Does the Occupy movement, then, make me feel less alone? Dramatically put, but I think that’s the question. I share its values; did it then answer my yearning for community? I don’t think so. I think it may indeed have done this—I hope it did—for those who were actually there, who gathered and shouted and slept and got jailed and argued and got dirty with and fed and lent books to one another. I think they may have felt closer to the “99 percent”; that abstraction may have become more real to them. I don’t think that the movement could do this for me, who only experienced it at a distance, thus mediated—and this is true even today when things seem theoretically so present online, when real-life events seem already part-virtual. Without being there, I was not there; I felt neither present nor involved. Just by reading and watching online I was not responsible to anyone, and I think to feel involved in community one must feel above all responsible—just as it comforted me to think there were so many who would feel responsible to my grandmother during her difficult time.
I am not faulting the Occupy movement for this, of course; I am grateful to those in the movement for all they have done: for our national dialogue, our morale, our standing in global public opinion, for all the possible future real effects on our politics.
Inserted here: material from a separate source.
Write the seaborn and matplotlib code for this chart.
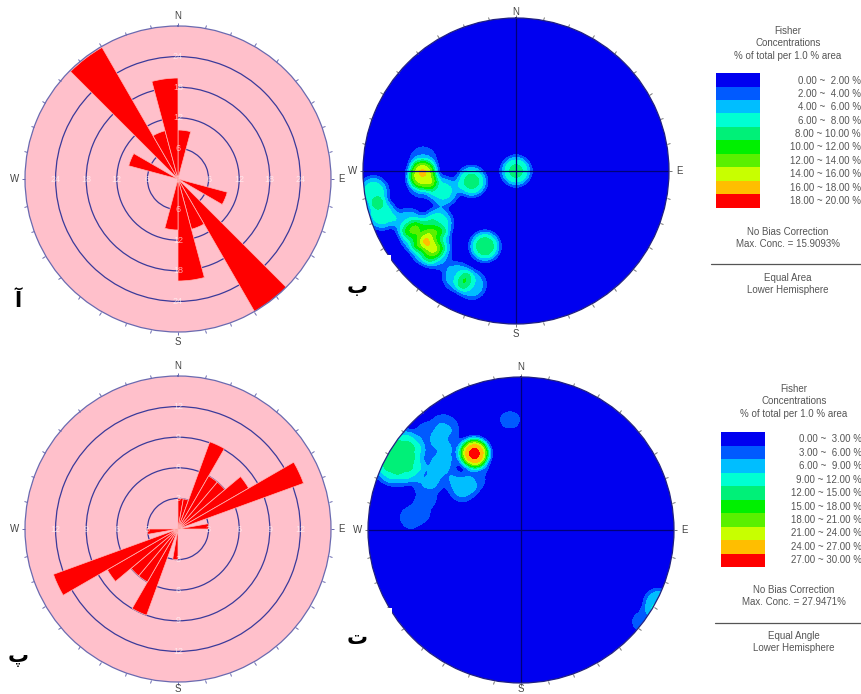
import numpy as np
import matplotlib
matplotlib.use("Agg")
import matplotlib.pyplot as plt
from matplotlib.colors import ListedColormap, BoundaryNorm
from matplotlib.patches import Circle, Rectangle
import seaborn as sns

W, H = 862, 694

# rose diagrams: bin start azimuth (deg) and value
rose_top_bins = [315, 330, 345, 0, 285, 105, 135, 150, 165, 180]
rose_top_vals = [29.8, 9.8, 19.8, 9.6, 10, 10, 30, 10.2, 20, 10]
rose_top_rings = [6, 12, 18, 24]

rose_bot_bins = [60, 20, 30, 40, 50, 0, 10, 80, 260, 240, 230, 220, 210, 200, 180]
rose_bot_vals = [13.1, 9.1, 6, 6, 8, 3, 3, 3, 3, 13, 8, 6, 6, 9, 3]
rose_bot_rings = [3, 6, 9, 12]

# stereonet poles: east, north (unit circle) and weight
net_top_x = [0, -0.61, -0.606, -0.617, -0.475, -0.29, -0.932, -0.878, -0.904,
             -0.66, -0.588, -0.704, -0.508, -0.519, -0.519, -0.203, -0.383, -0.29, -0.6]
net_top_y = [0, -0.024, 0.074, -0.089, -0.133, -0.068, -0.133, -0.285, -0.209,
             -0.427, -0.514, -0.34, -0.34, -0.46, -0.547, -0.492, -0.692, -0.743, -0.38]
net_top_w = [8.3, 12, 3.5, 3.5, 6.5, 8.5, 7, 7, 0.5,
             6.5, 6.5, 5.5, 7, 5, 4.5, 9, 5.5, 5.5, 2]

net_bot_x = [-0.305,
             -0.703, -0.913, -0.808, -0.808, -0.734, -0.882, -0.734, -0.882,
             -0.486, -0.519, -0.508,
             -0.475, -0.573, -0.649, -0.627, -0.612, -0.529, -0.257,
             -0.381, -0.072, -0.072,
             -0.693, -0.758, -0.627,
             0.898, 0.789]
net_bot_y = [0.501,
             0.475, 0.475, 0.58, 0.37, 0.549, 0.549, 0.401, 0.401,
             0.599, 0.501, 0.414,
             0.708, 0.654, 0.61, 0.338, 0.251, 0.353, 0.338,
             0.278, 0.769, 0.671,
             0.098, 0.055, 0.135,
             -0.479, -0.599]
net_bot_w = [27.4,
             5.4, 5.4, 5.4, 5.4, 5.4, 5.4, 5.4, 5.4,
             3.6, 4, 3.8,
             3, 2.8, 2.4, 3, 3.2, 2.2, 3,
             7, 2.3, 2.3,
             2.4, 2.2, 2.2,
             9, 3.5]

level_colors = ['#0000f0', '#005aff', '#00beff', '#00ffd2', '#00f078',
                '#00f000', '#5af000', '#c8ff00', '#ffbe00', '#ff0000']

legend_top = ['0.00 ~  2.00 %', '2.00 ~  4.00 %', '4.00 ~  6.00 %', '6.00 ~  8.00 %', '8.00 ~ 10.00 %',
              '10.00 ~ 12.00 %', '12.00 ~ 14.00 %', '14.00 ~ 16.00 %', '16.00 ~ 18.00 %', '18.00 ~ 20.00 %']
legend_bot = ['0.00 ~  3.00 %', '3.00 ~  6.00 %', '6.00 ~  9.00 %', '9.00 ~ 12.00 %', '12.00 ~ 15.00 %',
              '15.00 ~ 18.00 %', '18.00 ~ 21.00 %', '21.00 ~ 24.00 %', '24.00 ~ 27.00 %', '27.00 ~ 30.00 %']

sns.set_style("white")
plt.rcParams['font.family'] = ['Liberation Sans', 'DejaVu Sans']

fig = plt.figure(figsize=(W / 100, H / 100), dpi=100)
cmap = ListedColormap(level_colors)


def px_axes(x0, y0, x1, y1, **kw):
    return fig.add_axes([x0 / W, 1 - y1 / H, (x1 - x0) / W, (y1 - y0) / H], **kw)


def px_text(x, y, s, **kw):
    kw.setdefault('fontsize', 7)
    kw.setdefault('color', '#555555')
    kw.setdefault('ha', 'center')
    kw.setdefault('va', 'center')
    fig.text(x / W, 1 - y / H, s, **kw)


def polar_frame(ax, rmax, color, n_r=1.068, s_r=1.068):
    ax.set_theta_zero_location('N')
    ax.set_theta_direction(-1)
    ax.set_ylim(0, rmax)
    ax.set_xticks(np.radians(np.arange(0, 360, 10)))
    ax.set_xticklabels([])
    ax.tick_params(axis='x', bottom=False, top=True, direction='out', length=2.5, width=0.7, color=color)
    ax.spines['polar'].set_color(color)
    ax.spines['polar'].set_linewidth(0.9)
    ax.set_xlabel('')
    ax.set_ylabel('')
    for lab, az, rr in zip('NESW', [0, 90, 180, 270], [n_r, 1.068, s_r, 1.068]):
        ax.text(np.radians(az), rmax * rr, lab, ha='center', va='center', fontsize=7,
                color='#444444', clip_on=False)


def rose(cx, cy, bins, vals, rings, step, s_r=1.068):
    ax = px_axes(cx - 153, cy - 153, cx + 153, cy + 153, projection='polar')
    ax.set_facecolor('#ffc0cb')
    theta = np.radians(np.array(bins) + step / 2)
    sns.barplot(x=theta, y=vals, native_scale=True, width=1, color='#ff0000', saturation=1,
                edgecolor='#ffb8b8', linewidth=0.5, errorbar=None, ax=ax)
    rmax = rings[-1] + rings[0]
    polar_frame(ax, rmax, '#6a6ab0', s_r=s_r)
    ax.set_axisbelow(True)
    ax.set_yticks(rings)
    ax.set_yticklabels([])
    ax.tick_params(axis='y', length=0)
    ax.yaxis.grid(True, color='#3a3a9a', linewidth=0.9)
    ax.xaxis.grid(False)
    for r in rings:
        for az in [0, 90, 180, 270]:
            ax.text(np.radians(az), r, str(r), color='white', fontsize=6.5, alpha=0.65,
                    ha='center', va='center', zorder=6)
    return ax


def stereonet(cx, cy, px, py, pw, top_level, s=0.1, n=306, n_r=1.068, s_r=1.068):
    ax = px_axes(cx - 153, cy - 153, cx + 153, cy + 153)
    g = (np.arange(n) + 0.5) / n * 2 - 1
    xx, yy = np.meshgrid(g, -g)
    field = np.zeros_like(xx)
    for x, y, w in zip(px, py, pw):
        d = np.hypot(xx - x, yy - y)
        field += w * np.exp(-(d / s) ** 4)
    levels = np.linspace(0, top_level, 11)
    sns.heatmap(field, cmap=cmap, norm=BoundaryNorm(levels, 10, clip=True), cbar=False,
                xticklabels=False, yticklabels=False, ax=ax)
    ax.collections[0].set_clip_path(Circle((n / 2, n / 2), n / 2, transform=ax.transData))
    ax.axhline(n / 2, color='#000078', linewidth=0.9)
    ax.axvline(n / 2, color='#000078', linewidth=0.9)
    ax.axis('off')
    frame = px_axes(cx - 153, cy - 153, cx + 153, cy + 153, projection='polar')
    frame.patch.set_alpha(0)
    polar_frame(frame, 1, '#777777', n_r=n_r, s_r=s_r)
    frame.set_yticks([])
    frame.grid(False)
    frame.spines['polar'].set_color('#202080')


def legend(x0, y0, labels, cx, ys, lines, rule_x, label_x):
    ax = px_axes(x0, y0, x0 + 44, y0 + 135)
    sns.heatmap(np.arange(10).reshape(-1, 1), cmap=cmap, cbar=False, xticklabels=False,
                yticklabels=False, ax=ax)
    for i, lab in enumerate(labels):
        px_text(label_x, y0 + 7.5 + i * 13.4, lab, ha='right')
    for y, s in zip(ys, lines):
        px_text(cx, y, s)
    fig.add_artist(plt.Line2D([rule_x / W, 1], [1 - ys[5] / H] * 2, color='#555555', linewidth=0.9))


rose(178, 179, rose_top_bins, rose_top_vals, rose_top_rings, 15)
rose(178, 529, rose_bot_bins, rose_bot_vals, rose_bot_rings, 10, s_r=1.045)
stereonet(516, 171, net_top_x, net_top_y, net_top_w, 20, n_r=1.04)
stereonet(521, 530, net_bot_x, net_bot_y, net_bot_w, 30, s_r=1.04)

legend(716, 73, legend_top, 788, [31, 43, 56, 232, 244, 264, 278, 290],
       ['Fisher', 'Concentrations', '% of total per 1.0 % area', 'No Bias Correction',
        'Max. Conc. = 15.9093%', '', 'Equal Area', 'Lower Hemisphere'], 711, 861)
legend(721, 432, legend_bot, 794, [389, 401, 414, 590, 602, 623, 636, 648],
       ['Fisher', 'Concentrations', '% of total per 1.0 % area', 'No Bias Correction',
        'Max. Conc. = 27.9471%', '', 'Equal Angle', 'Lower Hemisphere'], 715, 862)

# white patches behind the panel letters
for x, y, w, h in [(345, 255, 46, 48), (345, 608, 47, 48)]:
    fig.add_artist(Rectangle((x / W, 1 - (y + h) / H), w / W, h / H, transform=fig.transFigure,
                             facecolor='white', edgecolor='none', zorder=5))

for x, y, s in [(18, 301, 'آ'), (357, 287, 'ب'), (18, 657, 'پ'), (357, 638, 'ت')]:
    px_text(x, y, s, fontsize=15, color='black', family='DejaVu Sans', fontweight='bold', zorder=6)

fig.savefig('out.png', dpi=100)
plt.close(fig)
My point is rather just to note that the internet is an enormously powerful tool for social organization—as 2011 proved resoundingly—but it is something less than a community, less than itself a society. Twitter didn’t overthrow Mubarak, after all; the tens of thousands in Tahrir did. I am sometimes on Twitter, but I was certainly never in Tahrir, I was not even in Zuccotti Park, and no matter how intensely I might imagine I can’t feel that I was. It has been beautiful and heartening to read about Occupy, but it was also only reading.
I reflect upon this on this blog as a way of wondering about the communities we participate in online, what they can be, what we want them to be, what they are. So many online forums feel—as others have often observed—something less than public, less than “for everyone”: anyone can read this or that blog, but it isn’t quite meant for everyone (and how could it be? who can write “for everyone”?); it is oriented toward and most deeply engaged with by a certain audience that follows it regularly, even with the added factor that strangers may occasionally enter the room. Naturally this is somewhat true even of more traditional media, magazines or newspapers—there will always be a group of people who knows them best, who is most conversant with their aesthetic, their politics—but less so, surely, since these pieces and articles are meant to stand alone, be widely comprehensible and individually accessible over a much longer period of time. Through my work I have relationships, even friendships, with people with whom I have exchanged hundreds of emails, spoken on the phone, but never met. I am quite grateful for these relationships; but still one would like most of all to be in a café together. I imagine that there are many people who might disagree with me about this, people who seem to have built and dwelled in whole communities online. But even as I type that sentence, this “many people” remains an idea, theoretical: I don’t know them, and they don’t know me.
[This post's title is borrowed from the fantastic poem of this title in Dean Young's Elegy on Toy Piano.]